Putsch "pas envisageable"

Sous couvert de l'anonymat, un diplomate africain pense également que «l'hypothèse d'un effet domino n'est pas envisageable» au Niger, car «le cocktail n'est pas aussi explosif» que chez ses voisins.

Contrairement aux présidents renversés Ibrahim Boubacar Keïta du Mali et Roch Marc Christian Kaboré du Burkina, Mohamed Bazoum «n'est pas contesté dans la rue», selon lui.

«Il est vrai que le pays a une longue tradition de coups d'Etat, et qu'il fait face à une crise sécuritaire qui va de mal en pis», mais «pour autant, il me semble que les éléments immédiats qui ont servi de déclencheurs au Mali, au Burkina ou même en Guinée (où les militaires ont aussi pris le pouvoir) ne sont pas présents», selon Ornella Moderan, responsable du programme Sahel à l'Institut des études de sécurité (ISS) basé à Bamako.

Parmi les «déclencheurs», elle cite «une crise sociale de longue date aggravée par le manque de réactivité des gouvernements, une crise post-électorale ouverte, et l'ampleur de l'échec des gouvernements malien et burkinabè à juguler l'insécurité».

"Armée forte"

«Pour le cas du Niger, le prétexte de l'insécurité ne peut pas être brandi: on a une armée forte, présente sur l'ensemble du territoire (...) on est le seul pays qui tient debout face à plusieurs fronts», rétorque une source à la présidence interrogée par l'AFP.

Momahed Bazoum «multiplie les signes d'une volonté d'améliorer de la gouvernance», constate le constitutionnaliste nigérien Amadou Boubacar. «Il a pris le risque d'aller sur le terrain pour rendre hommage aux militaires (engagés contre les jihadistes) et il fait preuve d'une volonté d'instaurer le dialogue et lutter contre la corruption».

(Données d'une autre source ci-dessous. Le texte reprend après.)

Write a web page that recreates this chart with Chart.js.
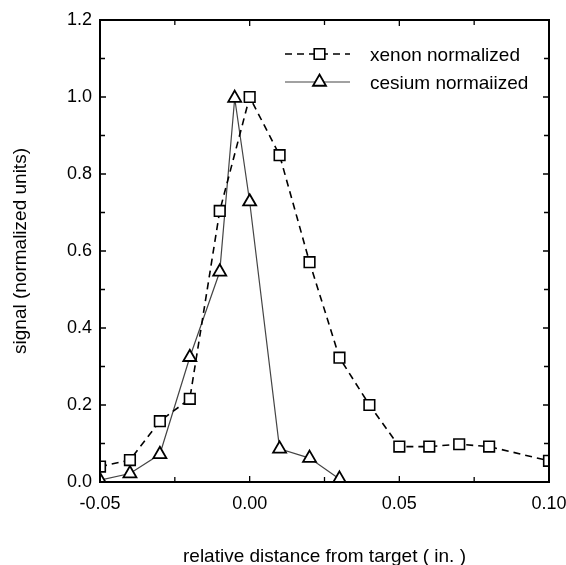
<!DOCTYPE html>
<html>
<head>
<meta charset="utf-8">
<script src="https://cdn.jsdelivr.net/npm/chart.js@4.4.1/dist/chart.umd.min.js"></script>
<style>
  html, body { margin: 0; padding: 0; background: #fff; }
  #wrap { width: 566px; height: 565px; }
</style>
</head>
<body>
<div id="wrap"><canvas id="profileChart" width="566" height="565"></canvas></div>
<script>
// values
const xenonX = [-0.05, -0.04, -0.03, -0.02, -0.01, 0.00, 0.01, 0.02, 0.03, 0.04, 0.05, 0.06, 0.07, 0.08, 0.10];
const xenonY = [0.040, 0.057, 0.158, 0.216, 0.704, 1.000, 0.849, 0.571, 0.323, 0.200, 0.092, 0.092, 0.098, 0.092, 0.055];
const cesiumX = [-0.05, -0.04, -0.03, -0.02, -0.01, -0.005, 0.00, 0.01, 0.02, 0.03];
const cesiumY = [0.005, 0.022, 0.072, 0.324, 0.546, 0.997, 0.728, 0.086, 0.062, 0.008];
const seriesNames = ["xenon normalized", "cesium normaiized"];
const xTicks = [-0.05, 0.00, 0.05, 0.10];
const yTicks = [0.0, 0.2, 0.4, 0.6, 0.8, 1.0, 1.2];

const FONT = "'Liberation Sans', Arial, Helvetica, sans-serif";

function pts(xs, ys) {
    return xs.map((x, i) => ({ x: x, y: ys[i] }));
}

// frame, inward ticks on all four sides, and the boxed-in legend
const framePlugin = {
    id: "frame",
    afterDraw(chart) {
        const ctx = chart.ctx;
        const a = chart.chartArea;
        const xs = chart.scales.x, ys = chart.scales.y;
        ctx.save();
        ctx.strokeStyle = "#000";
        ctx.lineWidth = 1.3;
        ctx.beginPath();
        // x ticks every 0.025, y ticks every 0.1
        for (let k = 0; k <= 6; k++) {
            const px = xs.getPixelForValue(-0.05 + k * 0.025);
            const len = k % 2 === 0 ? 6 : 5;
            ctx.moveTo(px, a.bottom); ctx.lineTo(px, a.bottom - len);
            ctx.moveTo(px, a.top); ctx.lineTo(px, a.top + len);
        }
        for (let k = 0; k <= 12; k++) {
            const py = ys.getPixelForValue(k * 0.1);
            const len = k % 2 === 0 ? 6 : 5;
            ctx.moveTo(a.left, py); ctx.lineTo(a.left + len, py);
            ctx.moveTo(a.right, py); ctx.lineTo(a.right - len, py);
        }
        ctx.stroke();
        ctx.lineWidth = 2;
        ctx.strokeRect(a.left, a.top, a.right - a.left, a.bottom - a.top);

        // legend
        const lx0 = a.left + 185, lx1 = a.left + 250, tx = a.left + 270;
        const rows = [a.top + 34, a.top + 62];
        chart.data.datasets.forEach((ds, i) => {
            const y = rows[i];
            ctx.strokeStyle = ds.borderColor;
            ctx.lineWidth = ds.borderWidth;
            ctx.setLineDash(ds.borderDash || []);
            ctx.beginPath();
            ctx.moveTo(lx0, y); ctx.lineTo(lx1, y);
            ctx.stroke();
            ctx.setLineDash([]);
            ctx.fillStyle = "#fff";
            ctx.strokeStyle = "#000";
            ctx.lineWidth = ds.pointBorderWidth;
            Chart.helpers.drawPoint(ctx, {
                pointStyle: ds.pointStyle,
                radius: ds.pointRadius,
                rotation: 0,
                borderWidth: ds.pointBorderWidth
            }, (lx0 + lx1) / 2 + 2, y);
            ctx.fillStyle = "#000";
            ctx.font = "19px " + FONT;
            ctx.textBaseline = "middle";
            ctx.textAlign = "left";
            ctx.fillText(ds.label, tx, y + 2);
        });
        ctx.restore();
    }
};

const ctx = document.getElementById("profileChart").getContext("2d");

new Chart(ctx, {
    type: "scatter",
    data: {
        datasets: [{
            label: seriesNames[0],
            data: pts(xenonX, xenonY),
            showLine: true,
            borderColor: "#000",
            borderWidth: 1.6,
            borderDash: [7, 5],
            pointStyle: "rect",
            pointRadius: 7.5,
            pointBorderWidth: 1.6,
            pointBackgroundColor: "#fff",
            pointBorderColor: "#000"
        }, {
            label: seriesNames[1],
            data: pts(cesiumX, cesiumY),
            showLine: true,
            borderColor: "#444",
            borderWidth: 1.2,
            pointStyle: "triangle",
            pointRadius: 7.5,
            pointBorderWidth: 1.8,
            pointBackgroundColor: "#fff",
            pointBorderColor: "#000"
        }]
    },
    options: {
        responsive: false,
        animation: false,
        layout: { padding: { top: 20, right: 0, left: 0, bottom: 0 } },
        plugins: {
            legend: { display: false },
            tooltip: { enabled: false }
        },
        scales: {
            x: {
                type: "linear",
                min: -0.05,
                max: 0.10,
                afterBuildTicks: (s) => { s.ticks = xTicks.map(v => ({ value: v })); },
                afterFit: (s) => { s.height = 83; s.paddingLeft = 0; s.paddingRight = 17; },
                ticks: {
                    color: "#000",
                    font: { family: FONT, size: 18 },
                    padding: 11,
                    maxRotation: 0,
                    callback: (v) => Number(v).toFixed(2)
                },
                grid: { display: false, drawTicks: false },
                border: { display: false },
                title: {
                    display: true,
                    text: "relative distance from target ( in. )",
                    color: "#000",
                    font: { family: FONT, size: 19 },
                    padding: { top: 0, bottom: -3 }
                }
            },
            y: {
                type: "linear",
                min: 0,
                max: 1.2,
                afterBuildTicks: (s) => { s.ticks = yTicks.map(v => ({ value: v })); },
                afterFit: (s) => { s.width = 100; s.paddingTop = 0; s.paddingBottom = 0; },
                ticks: {
                    color: "#000",
                    font: { family: FONT, size: 18 },
                    padding: 8,
                    callback: (v) => Number(v).toFixed(1)
                },
                grid: { display: false, drawTicks: false },
                border: { display: false },
                title: {
                    display: true,
                    text: "signal (normalized units)",
                    color: "#000",
                    font: { family: FONT, size: 19 },
                    padding: { top: 9, bottom: 0 }
                }
            }
        }
    },
    plugins: [framePlugin]
});
</script>
</body>
</html>
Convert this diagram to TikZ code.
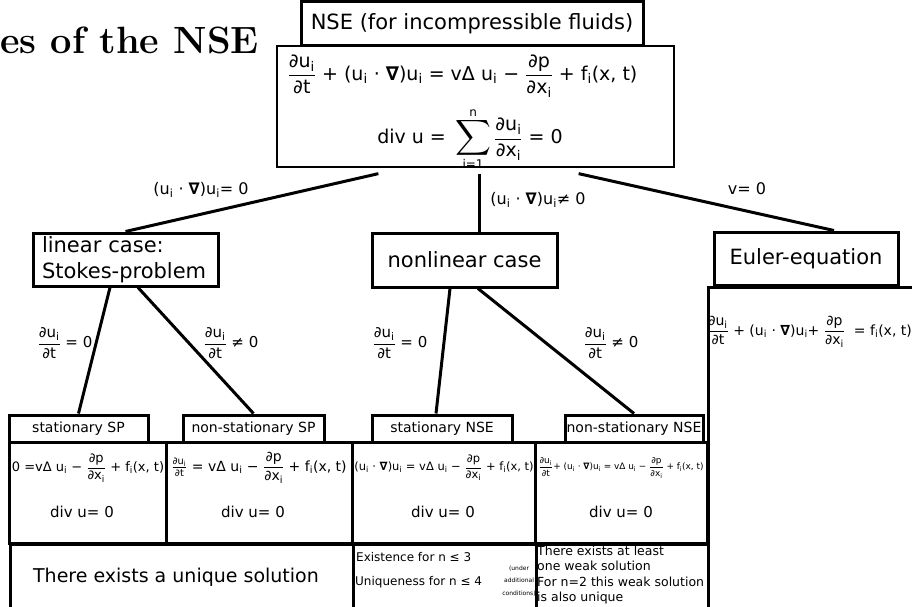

Pour Souley Oumarou, un des responsables de la société civile nigérienne, «l'idée (d'un coup d'Etat) peut tarauder l'esprit de certains militaires», mais «les conditions ne sont pas réunies», en l'absence «d'une opposition politique forte» ou d'une «société civile extrémiste» pour alimenter une fronde qui sert habituellement de déclic aux putschistes.

«L'armée n'a pas un rôle d'arbitre», soutient l'ex-ministre de la Défense Kalla Moutari: «si à chaque fois qu'on élit (un président) et qu'il échoue dans la mise en oeuvre de sa politique il faut faire un coup d'Etat, quand est-ce qu'on va en finir?», s'interroge ce député et membre influent du Parti nigérien pour la démocratie et le socialisme (PNDS, au pouvoir).

Les sanctions imposées par Commaunauté des Etats ouest-africains (Cédeao) risquent toutefois de porter un coup aux opérations conjointes de lutte contre les jihadistes qui ont conquis des pans entiers de territoires, surtout au Mali et au Burkina Faso.

«Il est clair que la lutte n'est pas faisable avec le Mali où la présence de forces russes (mercenaires de la société Wagner) est antagonique avec la logique du partenariat du G5-Sahel et la France», résume Souley Oumarou.

«Nous sommes déterminés à continuer cette lutte dans un cadre clair, dans des rapports civilisés avec des partenaires étatiques, pour combattre et vaincre le terrorisme», a déclaré jeudi à Paris Hassoumi Massoudou, ministre nigérien des Affaires étrangères.